Santa Fe's relaxed pace, pedestrian friendly downtown area, and welcoming attitude make it an easy choice for a gay getaway, especially couples who will find the city's natural beauty and romantic setting ideal inspiration for togetherness. The city is filled with creativity, history, cultural diversity, attractions, and services but is also an excellent choice for just soaking up some sun and letting go of the day to day.
Getting to town is as easy as flying into the Albuquerque airport and either hopping a shuttle or renting a car for the one-hour trip north to Santa Fe. Rental cars are also available in town for those not in need of a daily car. American Eagle now flies non-stop to the Santa Fe Municipal airport from Dallas / Fort Worth and Los Angeles LAX on a daily basis.

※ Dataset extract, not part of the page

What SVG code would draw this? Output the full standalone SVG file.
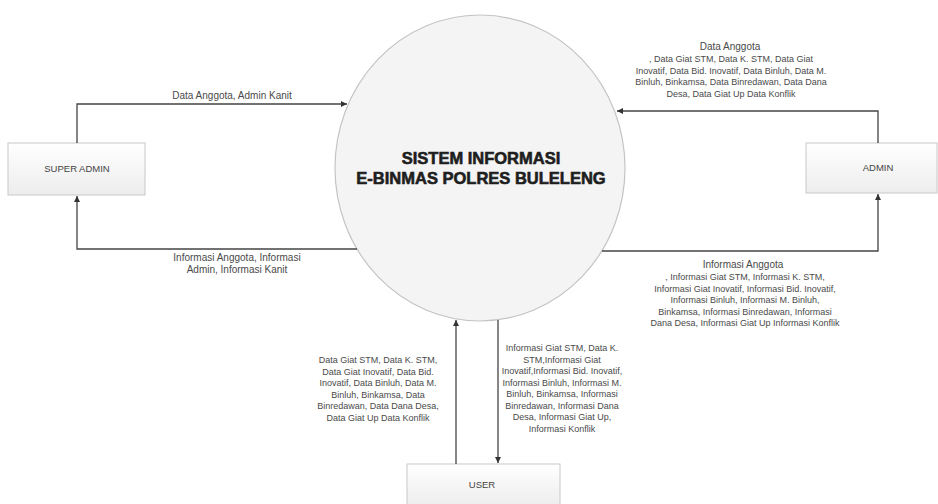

Rental cars and shuttle service are available at the Santa Fe airport.
Gay Friendly Santa Fe... where the slogan is "Our Streets are Narrow - our Minds are Not!"
Gay Nightlife in Santa Fe... Gay Bars and Clubs
Santa Fe is gay friendly throughout but only has one, true dedicated gay establishment, the Silver Starlight Lounge at Rainbow Vision. This spot offers a little of everything, from drag nights to DJ parties to salsa and Latin fusion bands and other live music to a relaxed piano bar. The cabaret is open to residents and the public and quickly developed a following within the gay community in town.
Other gay hot spots include Cowgirl BBQ which features live music most nights and the bar at El Farol, one of the city's best bar scenes with nightly live music. Max's Santa Fe is a popular restaurant with the gay and lesbian community and sits next to El Corzaon, a restaurant and dance club that has gained favor with GLBT locals. The venerable Vannessie Restaurant and Piano Bar is a gay favorite while the Dragon Room at the even more august Pink Adobe draws a mixed crowd most every night.